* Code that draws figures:
=====

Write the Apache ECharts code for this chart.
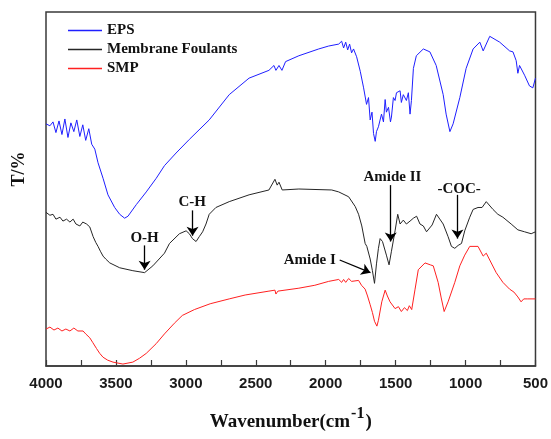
<!DOCTYPE html>
<html>
<head>
<meta charset="utf-8">
<script src="https://cdn.jsdelivr.net/npm/echarts@6/dist/echarts.min.js"></script>
<style>
html,body{margin:0;padding:0;background:#fff;}
#c{width:551px;height:439px;}
</style>
</head>
<body>
<div id="c"></div>
<script>
// Wavenumber (cm-1) and transmittance (arbitrary units)
const epsWave = [4000,3972,3950,3929,3907,3886,3865,3843,3822,3801,3780,3758,3737,3716,3694,3673,3651,3628,3592,3557,3509,3473,3438,3414,3354,3283,3212,3153,3070,2975,2833,2690,2548,2406,2370,2356,2334,2313,2287,2192,2050,1979,1907,1886,1872,1857,1843,1829,1815,1801,1779,1753,1729,1708,1694,1682,1669,1658,1646,1637,1623,1601,1587,1575,1566,1551,1537,1530,1516,1504,1494,1480,1468,1459,1445,1423,1409,1397,1387,1373,1352,1302,1255,1210,1160,1139,1112,1089,1041,996,946,898,874,827,756,685,661,638,626,614,578,543,519,500];
const epsT    = [249,247,251,240,252,238,254,235,250,241,253,236,248,232,244,228,223,209,193,176,163,156,152,154,166,179,193,206,219,233,253,279,296,304,309,304,309,304,313,319,326,329,331,334,327,333,325,331,322,326,318,303,286,269,276,253,261,239,231,241,246,259,251,274,261,266,251,256,276,273,281,279,283,271,279,273,281,259,273,306,319,326,323,309,279,259,241,249,276,306,326,333,324,339,333,324,323,314,301,309,299,288,286,296];

const foulWave = [4000,3972,3950,3929,3900,3879,3853,3829,3806,3786,3758,3737,3710,3687,3663,3644,3628,3611,3592,3573,3544,3473,3379,3295,3236,3153,3117,3046,2998,2975,2953,2927,2904,2880,2856,2833,2785,2690,2548,2406,2363,2347,2334,2311,2192,1957,1907,1836,1789,1765,1742,1718,1706,1682,1666,1651,1637,1623,1611,1594,1580,1566,1547,1530,1504,1485,1468,1445,1423,1397,1373,1350,1326,1302,1279,1239,1208,1160,1125,1101,1077,1053,1029,1006,970,946,911,882,852,804,769,733,674,626,578,531,500];
const foulT    = [158,155,156,151,153,149,151,148,151,146,144,148,146,143,133,127,123,118,113,110,106,101,98,96,103,116,126,136,139,136,131,128,133,138,146,156,163,169,176,181,192,186,189,181,182,181,179,174,164,156,144,126,123,110,98,85,105,121,131,128,126,114,104,118,139,156,146,150,146,149,152,154,146,144,138,145,156,146,133,123,121,124,126,139,153,161,163,163,169,161,156,153,146,140,138,136,138];

const smpWave = [4000,3972,3943,3915,3886,3858,3829,3801,3772,3735,3716,3687,3665,3639,3616,3592,3559,3521,3450,3379,3331,3283,3212,3153,3082,3025,2939,2826,2690,2576,2406,2363,2356,2342,2192,2078,1979,1907,1886,1872,1857,1836,1815,1801,1765,1744,1718,1701,1682,1666,1651,1634,1623,1599,1575,1559,1540,1504,1480,1459,1437,1416,1402,1385,1373,1361,1338,1290,1252,1231,1196,1174,1153,1125,1077,1041,1006,970,911,874,852,781,733,685,654,626,603,584,555,500];
const smpT    = [38,40,37,39,36,38,36,39,36,36,33,29,24,18,13,9,6,4,2,4,8,13,23,33,44,52,58,64,69,73,77,78,74,77,80,83,87,89,86,89,86,90,87,89,88,83,79,72,63,55,46,41,47,66,78,72,66,59,61,56,60,57,62,58,60,79,99,106,104,103,86,70,56,66,86,103,114,123,123,113,116,96,86,79,76,71,66,69,69,69];

const xTicks = [4000,3500,3000,2500,2000,1500,1000,500];
const seriesNames = ['EPS','Membrane Foulants','SMP'];

// annotations: [text, labelWave, labelT, arrowStartWave, arrowStartT, arrowEndWave, arrowEndT]
const notes = [
  ['O-H', 3295,131, 3295,124, 3295,99],
  ['C-H', 2954,169, 2952,160, 2952,134],
  ['Amide II', 1523,194, 1535,186, 1535,128],
  ['-COC-', 1046,182, 1058,176, 1058,131],
  ['Amide I', 2114,109, 1900,109, 1680,96]
];

function zip(a,b){return a.map((x,i)=>[x,b[i]]);}

const serif = '"Liberation Serif","Times New Roman",serif';
const sans = '"Liberation Sans",Arial,sans-serif';

const chart = echarts.init(document.getElementById('c'), null, {renderer:'canvas'});
chart.setOption({
  animation:false,
  backgroundColor:'#fff',
  grid:{left:46,right:13.5,top:12,bottom:63,show:true,borderColor:'#3a3a3a',borderWidth:1.5,backgroundColor:'transparent'},
  legend:{
    orient:'vertical',left:63,top:16,itemWidth:34,itemHeight:1.5,itemGap:0,icon:'rect',
    textStyle:{fontFamily:serif,fontWeight:'bold',fontSize:15,color:'#111',lineHeight:19},
    data:seriesNames
  },
  xAxis:{
    type:'value',min:500,max:4000,interval:500,inverse:true,
    axisLine:{show:true,lineStyle:{color:'#3a3a3a',width:1.5}},
    axisTick:{show:true,inside:true,length:6,lineStyle:{color:'#3a3a3a',width:1.2}},
    minorTick:{show:true,splitNumber:2,length:6,lineStyle:{color:'#3a3a3a',width:1.2}},
    splitLine:{show:false},
    axisLabel:{margin:10,fontFamily:sans,fontWeight:'bold',fontSize:15,color:'#1a1a1a',showMinLabel:true,showMaxLabel:true,
      formatter:v=>xTicks.includes(v)?String(v):''},
    name:'{a|Wavenumber(cm}{b|-1}{a|)}',
    nameLocation:'middle',nameGap:40,
    nameTextStyle:{rich:{
      a:{fontFamily:serif,fontWeight:'bold',fontSize:19,color:'#111',lineHeight:26,verticalAlign:'bottom'},
      b:{fontFamily:serif,fontWeight:'bold',fontSize:16,color:'#111',lineHeight:16,verticalAlign:'top',padding:[0,1,12,1]}
    }}
  },
  yAxis:{
    type:'value',min:0,max:364,
    axisLine:{show:false},axisTick:{show:false},axisLabel:{show:false},splitLine:{show:false},
    name:'T/%',nameLocation:'middle',nameGap:18,nameRotate:90,
    nameTextStyle:{fontFamily:serif,fontWeight:'bold',fontSize:18,color:'#111',padding:[0,0,0,40]}
  },
  series:[
    {name:seriesNames[0],type:'line',data:zip(epsWave,epsT),showSymbol:false,symbol:'none',lineStyle:{color:'#1f1fff',width:1},itemStyle:{color:'#1f1fff'}},
    {name:seriesNames[1],type:'line',data:zip(foulWave,foulT),showSymbol:false,symbol:'none',lineStyle:{color:'#262626',width:1},itemStyle:{color:'#262626'},
      markLine:{silent:true,symbol:['none','arrow'],symbolSize:9,label:{show:false},
        lineStyle:{color:'#000',width:1.3,type:'solid'},
        data:notes.map(n=>[{coord:[n[3],n[4]]},{coord:[n[5],n[6]]}])},
      markPoint:{silent:true,symbol:'circle',symbolSize:1,itemStyle:{color:'rgba(0,0,0,0)'},
        label:{show:true,position:'inside',fontFamily:serif,fontWeight:'bold',fontSize:15,color:'#111',formatter:p=>p.name},
        data:notes.map(n=>({name:n[0],coord:[n[1],n[2]]}))}
    },
    {name:seriesNames[2],type:'line',data:zip(smpWave,smpT),showSymbol:false,symbol:'none',lineStyle:{color:'#ff2020',width:1},itemStyle:{color:'#ff2020'}}
  ]
});
</script>
</body>
</html>
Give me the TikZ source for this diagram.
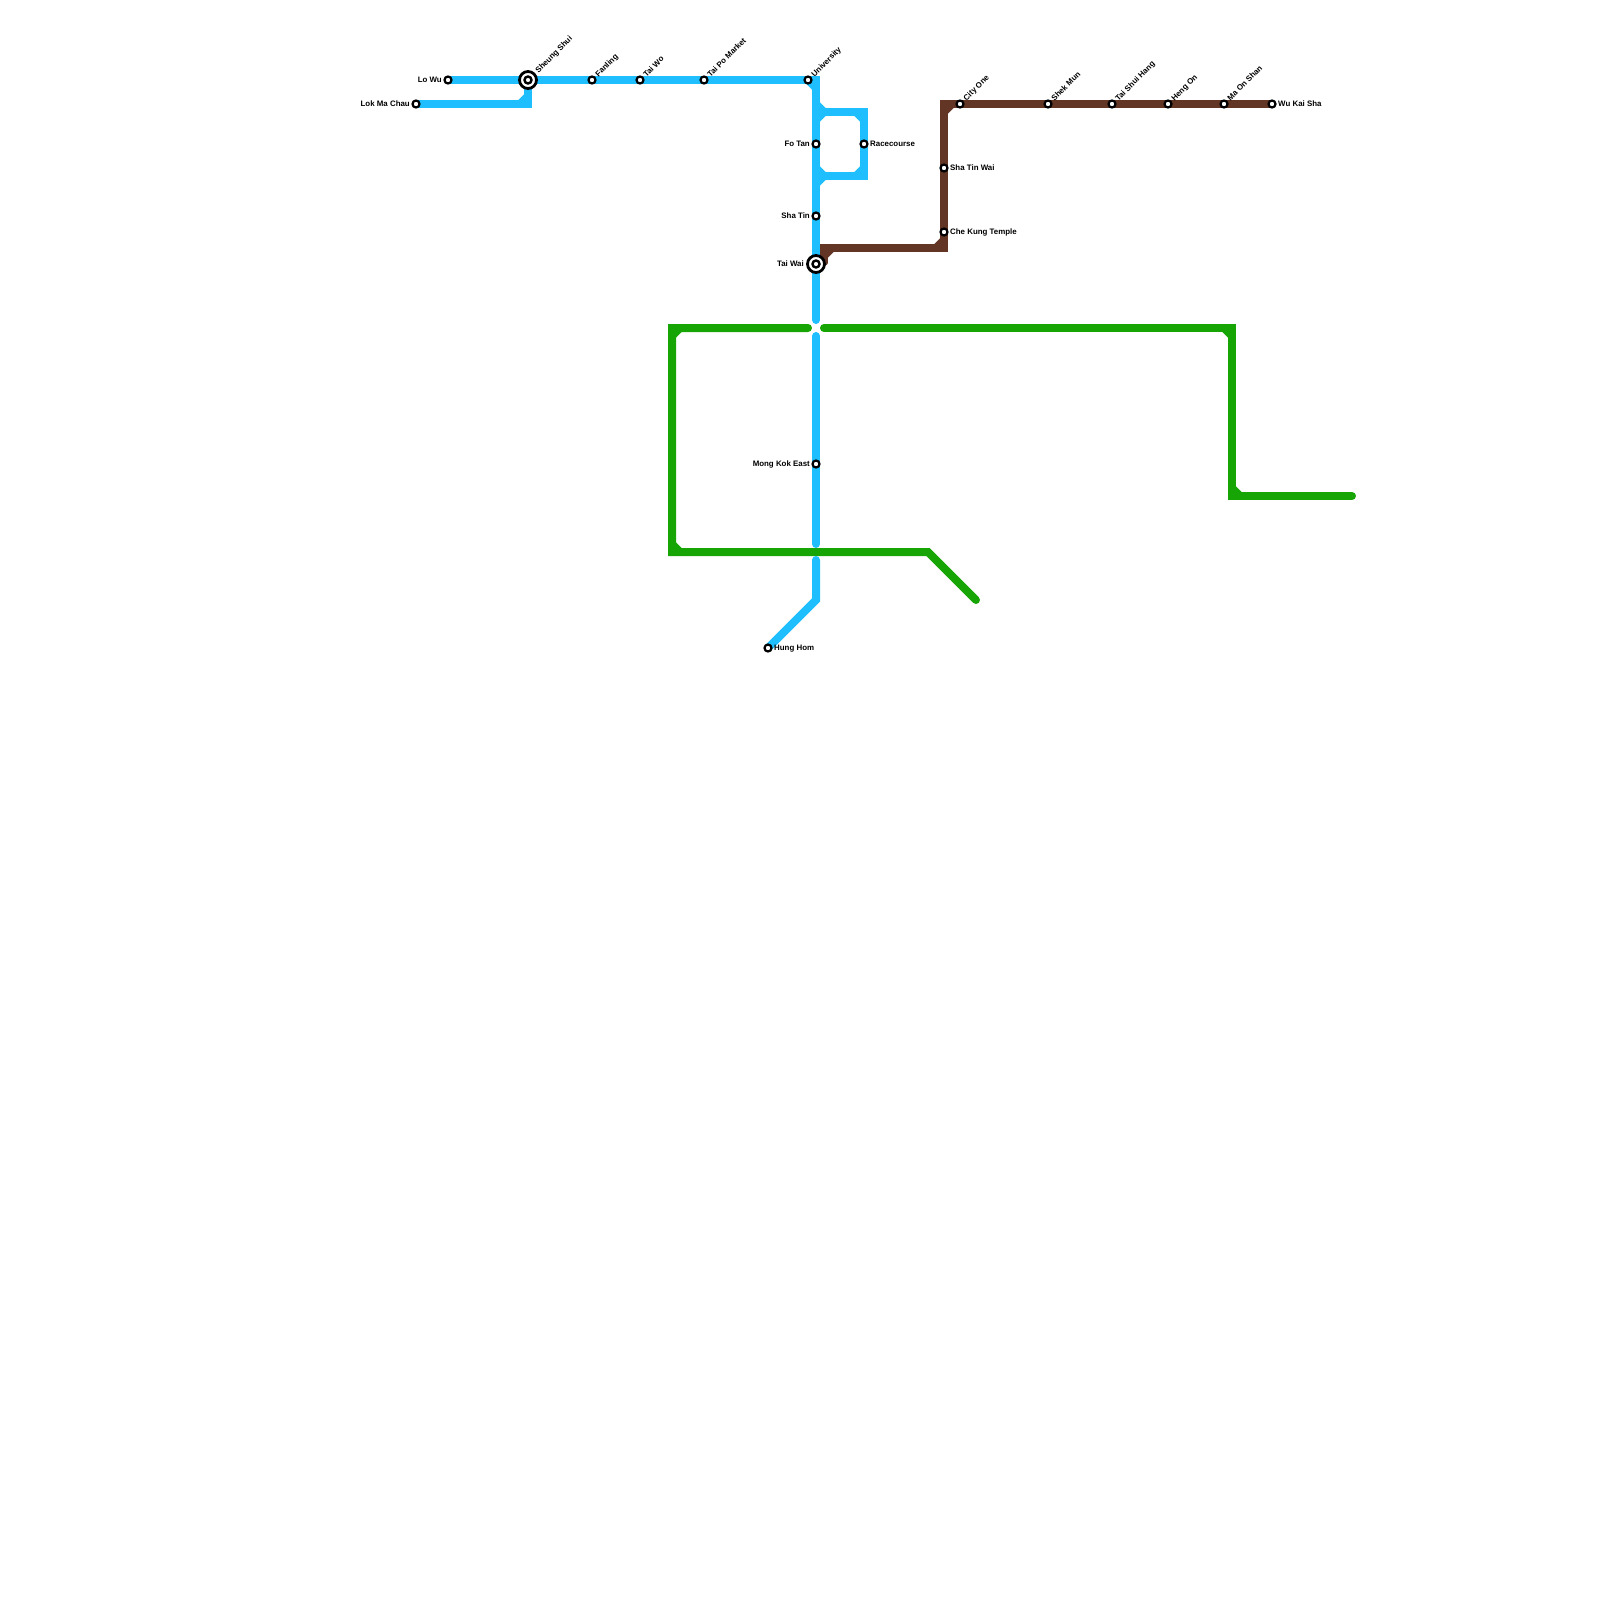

=====

* Directive:
Copy every line above word for word and exclude the pictures.

* Output:
Write the Apache ECharts code for this chart.
<!DOCTYPE html>
<html>
<head>
<meta charset="utf-8">
<script src="https://cdn.jsdelivr.net/npm/echarts@6/dist/echarts.min.js"></script>
<style>
html,body{margin:0;padding:0;background:#fff;}
#c{width:551px;height:439px;}
</style>
</head>
<body>
<div id="c"></div>
<script>
// Wavenumber (cm-1) and transmittance (arbitrary units)
const epsWave = [4000,3972,3950,3929,3907,3886,3865,3843,3822,3801,3780,3758,3737,3716,3694,3673,3651,3628,3592,3557,3509,3473,3438,3414,3354,3283,3212,3153,3070,2975,2833,2690,2548,2406,2370,2356,2334,2313,2287,2192,2050,1979,1907,1886,1872,1857,1843,1829,1815,1801,1779,1753,1729,1708,1694,1682,1669,1658,1646,1637,1623,1601,1587,1575,1566,1551,1537,1530,1516,1504,1494,1480,1468,1459,1445,1423,1409,1397,1387,1373,1352,1302,1255,1210,1160,1139,1112,1089,1041,996,946,898,874,827,756,685,661,638,626,614,578,543,519,500];
const epsT    = [249,247,251,240,252,238,254,235,250,241,253,236,248,232,244,228,223,209,193,176,163,156,152,154,166,179,193,206,219,233,253,279,296,304,309,304,309,304,313,319,326,329,331,334,327,333,325,331,322,326,318,303,286,269,276,253,261,239,231,241,246,259,251,274,261,266,251,256,276,273,281,279,283,271,279,273,281,259,273,306,319,326,323,309,279,259,241,249,276,306,326,333,324,339,333,324,323,314,301,309,299,288,286,296];

const foulWave = [4000,3972,3950,3929,3900,3879,3853,3829,3806,3786,3758,3737,3710,3687,3663,3644,3628,3611,3592,3573,3544,3473,3379,3295,3236,3153,3117,3046,2998,2975,2953,2927,2904,2880,2856,2833,2785,2690,2548,2406,2363,2347,2334,2311,2192,1957,1907,1836,1789,1765,1742,1718,1706,1682,1666,1651,1637,1623,1611,1594,1580,1566,1547,1530,1504,1485,1468,1445,1423,1397,1373,1350,1326,1302,1279,1239,1208,1160,1125,1101,1077,1053,1029,1006,970,946,911,882,852,804,769,733,674,626,578,531,500];
const foulT    = [158,155,156,151,153,149,151,148,151,146,144,148,146,143,133,127,123,118,113,110,106,101,98,96,103,116,126,136,139,136,131,128,133,138,146,156,163,169,176,181,192,186,189,181,182,181,179,174,164,156,144,126,123,110,98,85,105,121,131,128,126,114,104,118,139,156,146,150,146,149,152,154,146,144,138,145,156,146,133,123,121,124,126,139,153,161,163,163,169,161,156,153,146,140,138,136,138];

const smpWave = [4000,3972,3943,3915,3886,3858,3829,3801,3772,3735,3716,3687,3665,3639,3616,3592,3559,3521,3450,3379,3331,3283,3212,3153,3082,3025,2939,2826,2690,2576,2406,2363,2356,2342,2192,2078,1979,1907,1886,1872,1857,1836,1815,1801,1765,1744,1718,1701,1682,1666,1651,1634,1623,1599,1575,1559,1540,1504,1480,1459,1437,1416,1402,1385,1373,1361,1338,1290,1252,1231,1196,1174,1153,1125,1077,1041,1006,970,911,874,852,781,733,685,654,626,603,584,555,500];
const smpT    = [38,40,37,39,36,38,36,39,36,36,33,29,24,18,13,9,6,4,2,4,8,13,23,33,44,52,58,64,69,73,77,78,74,77,80,83,87,89,86,89,86,90,87,89,88,83,79,72,63,55,46,41,47,66,78,72,66,59,61,56,60,57,62,58,60,79,99,106,104,103,86,70,56,66,86,103,114,123,123,113,116,96,86,79,76,71,66,69,69,69];

const xTicks = [4000,3500,3000,2500,2000,1500,1000,500];
const seriesNames = ['EPS','Membrane Foulants','SMP'];

// annotations: [text, labelWave, labelT, arrowStartWave, arrowStartT, arrowEndWave, arrowEndT]
const notes = [
  ['O-H', 3295,131, 3295,124, 3295,99],
  ['C-H', 2954,169, 2952,160, 2952,134],
  ['Amide II', 1523,194, 1535,186, 1535,128],
  ['-COC-', 1046,182, 1058,176, 1058,131],
  ['Amide I', 2114,109, 1900,109, 1680,96]
];

function zip(a,b){return a.map((x,i)=>[x,b[i]]);}

const serif = '"Liberation Serif","Times New Roman",serif';
const sans = '"Liberation Sans",Arial,sans-serif';

const chart = echarts.init(document.getElementById('c'), null, {renderer:'canvas'});
chart.setOption({
  animation:false,
  backgroundColor:'#fff',
  grid:{left:46,right:13.5,top:12,bottom:63,show:true,borderColor:'#3a3a3a',borderWidth:1.5,backgroundColor:'transparent'},
  legend:{
    orient:'vertical',left:63,top:16,itemWidth:34,itemHeight:1.5,itemGap:0,icon:'rect',
    textStyle:{fontFamily:serif,fontWeight:'bold',fontSize:15,color:'#111',lineHeight:19},
    data:seriesNames
  },
  xAxis:{
    type:'value',min:500,max:4000,interval:500,inverse:true,
    axisLine:{show:true,lineStyle:{color:'#3a3a3a',width:1.5}},
    axisTick:{show:true,inside:true,length:6,lineStyle:{color:'#3a3a3a',width:1.2}},
    minorTick:{show:true,splitNumber:2,length:6,lineStyle:{color:'#3a3a3a',width:1.2}},
    splitLine:{show:false},
    axisLabel:{margin:10,fontFamily:sans,fontWeight:'bold',fontSize:15,color:'#1a1a1a',showMinLabel:true,showMaxLabel:true,
      formatter:v=>xTicks.includes(v)?String(v):''},
    name:'{a|Wavenumber(cm}{b|-1}{a|)}',
    nameLocation:'middle',nameGap:40,
    nameTextStyle:{rich:{
      a:{fontFamily:serif,fontWeight:'bold',fontSize:19,color:'#111',lineHeight:26,verticalAlign:'bottom'},
      b:{fontFamily:serif,fontWeight:'bold',fontSize:16,color:'#111',lineHeight:16,verticalAlign:'top',padding:[0,1,12,1]}
    }}
  },
  yAxis:{
    type:'value',min:0,max:364,
    axisLine:{show:false},axisTick:{show:false},axisLabel:{show:false},splitLine:{show:false},
    name:'T/%',nameLocation:'middle',nameGap:18,nameRotate:90,
    nameTextStyle:{fontFamily:serif,fontWeight:'bold',fontSize:18,color:'#111',padding:[0,0,0,40]}
  },
  series:[
    {name:seriesNames[0],type:'line',data:zip(epsWave,epsT),showSymbol:false,symbol:'none',lineStyle:{color:'#1f1fff',width:1},itemStyle:{color:'#1f1fff'}},
    {name:seriesNames[1],type:'line',data:zip(foulWave,foulT),showSymbol:false,symbol:'none',lineStyle:{color:'#262626',width:1},itemStyle:{color:'#262626'},
      markLine:{silent:true,symbol:['none','arrow'],symbolSize:9,label:{show:false},
        lineStyle:{color:'#000',width:1.3,type:'solid'},
        data:notes.map(n=>[{coord:[n[3],n[4]]},{coord:[n[5],n[6]]}])},
      markPoint:{silent:true,symbol:'circle',symbolSize:1,itemStyle:{color:'rgba(0,0,0,0)'},
        label:{show:true,position:'inside',fontFamily:serif,fontWeight:'bold',fontSize:15,color:'#111',formatter:p=>p.name},
        data:notes.map(n=>({name:n[0],coord:[n[1],n[2]]}))}
    },
    {name:seriesNames[2],type:'line',data:zip(smpWave,smpT),showSymbol:false,symbol:'none',lineStyle:{color:'#ff2020',width:1},itemStyle:{color:'#ff2020'}}
  ]
});
</script>
</body>
</html>
Give me the TikZ source for this diagram.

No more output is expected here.